### Dataset excerpt

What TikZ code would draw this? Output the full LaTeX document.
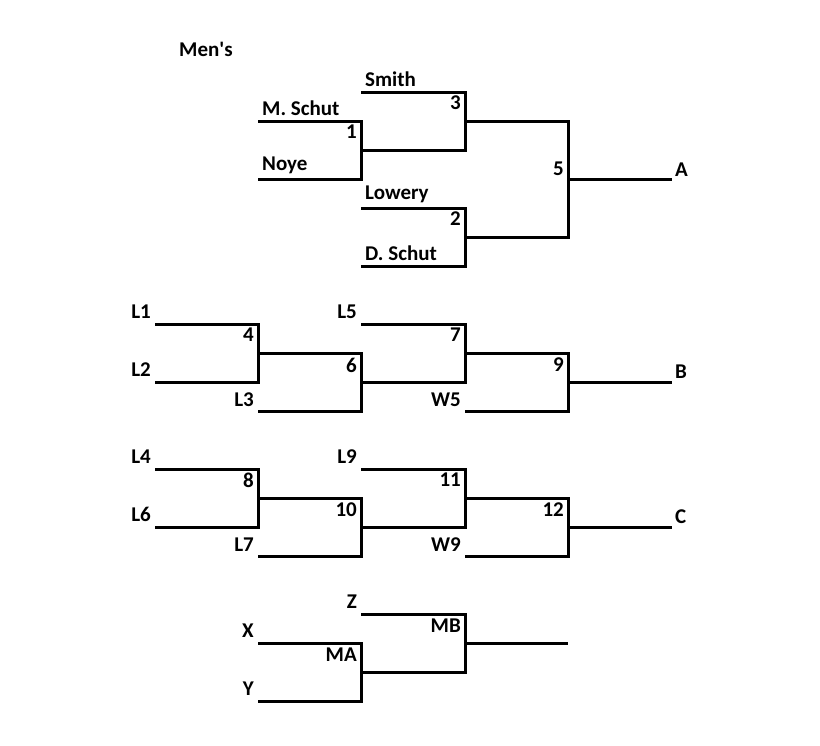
\documentclass[tikz,border=0pt]{standalone}
\usepackage{fontspec}
\setmainfont{Carlito}
\tikzset{
  wire/.style={line width=3pt},
  lbl/.style={inner sep=1pt,font=\bfseries\fontsize{21}{21}\selectfont}
}
\begin{document}
\begin{tikzpicture}[x=1pt,y=-1pt]
\useasboundingbox (0,0) rectangle (820,745);
% title
\node[lbl,anchor=south west] (mens) at (178,58) {Men\textquotesingle s};
% top bracket
\draw[wire] (258,121) -- (361,121) -- (361,179) -- (258,179);
\draw[wire] (361,92) -- (465,92) -- (465,150) -- (361,150);
\draw[wire] (361,208) -- (465,208) -- (465,266) -- (361,266);
\draw[wire] (465,121) -- (568,121) -- (568,237) -- (465,237);
\draw[wire] (568,179) -- (672,179);
\node[lbl,anchor=south west] (mschut) at (261,117) {M. Schut};
\node[lbl,anchor=south west] (noye) at (261,175) {Noye};
\node[lbl,anchor=south west] (smith) at (364,88) {Smith};
\node[lbl,anchor=south west] (lowery) at (364,204) {Lowery};
\node[lbl,anchor=south west] (dschut) at (364,262) {D. Schut};
\node[lbl,anchor=north east] (m1) at (358,124) {1};
\node[lbl,anchor=north east] (m3) at (462,95) {3};
\node[lbl,anchor=north east] (m2) at (462,211) {2};
\node[lbl,anchor=south east] (m5) at (565,177) {5};
\node[lbl,anchor=south west] (a) at (674,178) {A};
% second and third brackets
\foreach \dy/\la/\lb/\lc/\ld/\le/\ma/\mb/\mc/\md/\out in
  {0/L1/L2/L3/L5/W5/4/6/7/9/B, 145/L4/L6/L7/L9/W9/8/10/11/12/C}{
  \draw[wire] (155,324+\dy) -- (258,324+\dy) -- (258,382+\dy) -- (155,382+\dy);
  \draw[wire] (258,353+\dy) -- (361,353+\dy) -- (361,411+\dy) -- (258,411+\dy);
  \draw[wire] (361,324+\dy) -- (465,324+\dy) -- (465,382+\dy) -- (361,382+\dy);
  \draw[wire] (465,353+\dy) -- (568,353+\dy) -- (568,411+\dy) -- (465,411+\dy);
  \draw[wire] (568,382+\dy) -- (672,382+\dy);
  \node[lbl,anchor=south east] at (152,320+\dy) {\la};
  \node[lbl,anchor=south east] at (152,378+\dy) {\lb};
  \node[lbl,anchor=south east] at (255,408+\dy) {\lc};
  \node[lbl,anchor=south east] at (358,320+\dy) {\ld};
  \node[lbl,anchor=south east] at (462,408+\dy) {\le};
  \node[lbl,anchor=north east] at (255,327+\dy) {\ma};
  \node[lbl,anchor=north east] at (358,357+\dy) {\mb};
  \node[lbl,anchor=north east] at (462,327+\dy) {\mc};
  \node[lbl,anchor=north east] at (565,357+\dy) {\md};
  \node[lbl,anchor=south west] at (674,380+\dy) {\out};
}
% bottom bracket
\draw[wire] (258,643) -- (361,643) -- (361,701) -- (258,701);
\draw[wire] (361,614) -- (465,614) -- (465,672) -- (361,672);
\draw[wire] (465,643) -- (568,643);
\node[lbl,anchor=south east] (z) at (358,610) {Z};
\node[lbl,anchor=south east] (x) at (255,639) {X};
\node[lbl,anchor=south east] (y) at (255,697) {Y};
\node[lbl,anchor=north east] (ma) at (358,647) {MA};
\node[lbl,anchor=north east] (mb) at (462,618) {MB};
\end{tikzpicture}
\end{document}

### What is expected
All of the material above should be reproduced exactly, except the pictures.

### Task answer
What TikZ code would draw this? Output the full LaTeX document.
\documentclass[tikz,border=0pt]{standalone}
\usepackage{fontspec}
\setmainfont{Carlito}
\tikzset{
  wire/.style={line width=3pt},
  lbl/.style={inner sep=1pt,font=\bfseries\fontsize{21}{21}\selectfont}
}
\begin{document}
\begin{tikzpicture}[x=1pt,y=-1pt]
\useasboundingbox (0,0) rectangle (820,745);
% title
\node[lbl,anchor=south west] (mens) at (178,58) {Men\textquotesingle s};
% top bracket
\draw[wire] (258,121) -- (361,121) -- (361,179) -- (258,179);
\draw[wire] (361,92) -- (465,92) -- (465,150) -- (361,150);
\draw[wire] (361,208) -- (465,208) -- (465,266) -- (361,266);
\draw[wire] (465,121) -- (568,121) -- (568,237) -- (465,237);
\draw[wire] (568,179) -- (672,179);
\node[lbl,anchor=south west] (mschut) at (261,117) {M. Schut};
\node[lbl,anchor=south west] (noye) at (261,175) {Noye};
\node[lbl,anchor=south west] (smith) at (364,88) {Smith};
\node[lbl,anchor=south west] (lowery) at (364,204) {Lowery};
\node[lbl,anchor=south west] (dschut) at (364,262) {D. Schut};
\node[lbl,anchor=north east] (m1) at (358,124) {1};
\node[lbl,anchor=north east] (m3) at (462,95) {3};
\node[lbl,anchor=north east] (m2) at (462,211) {2};
\node[lbl,anchor=south east] (m5) at (565,177) {5};
\node[lbl,anchor=south west] (a) at (674,178) {A};
% second and third brackets
\foreach \dy/\la/\lb/\lc/\ld/\le/\ma/\mb/\mc/\md/\out in
  {0/L1/L2/L3/L5/W5/4/6/7/9/B, 145/L4/L6/L7/L9/W9/8/10/11/12/C}{
  \draw[wire] (155,324+\dy) -- (258,324+\dy) -- (258,382+\dy) -- (155,382+\dy);
  \draw[wire] (258,353+\dy) -- (361,353+\dy) -- (361,411+\dy) -- (258,411+\dy);
  \draw[wire] (361,324+\dy) -- (465,324+\dy) -- (465,382+\dy) -- (361,382+\dy);
  \draw[wire] (465,353+\dy) -- (568,353+\dy) -- (568,411+\dy) -- (465,411+\dy);
  \draw[wire] (568,382+\dy) -- (672,382+\dy);
  \node[lbl,anchor=south east] at (152,320+\dy) {\la};
  \node[lbl,anchor=south east] at (152,378+\dy) {\lb};
  \node[lbl,anchor=south east] at (255,408+\dy) {\lc};
  \node[lbl,anchor=south east] at (358,320+\dy) {\ld};
  \node[lbl,anchor=south east] at (462,408+\dy) {\le};
  \node[lbl,anchor=north east] at (255,327+\dy) {\ma};
  \node[lbl,anchor=north east] at (358,357+\dy) {\mb};
  \node[lbl,anchor=north east] at (462,327+\dy) {\mc};
  \node[lbl,anchor=north east] at (565,357+\dy) {\md};
  \node[lbl,anchor=south west] at (674,380+\dy) {\out};
}
% bottom bracket
\draw[wire] (258,643) -- (361,643) -- (361,701) -- (258,701);
\draw[wire] (361,614) -- (465,614) -- (465,672) -- (361,672);
\draw[wire] (465,643) -- (568,643);
\node[lbl,anchor=south east] (z) at (358,610) {Z};
\node[lbl,anchor=south east] (x) at (255,639) {X};
\node[lbl,anchor=south east] (y) at (255,697) {Y};
\node[lbl,anchor=north east] (ma) at (358,647) {MA};
\node[lbl,anchor=north east] (mb) at (462,618) {MB};
\end{tikzpicture}
\end{document}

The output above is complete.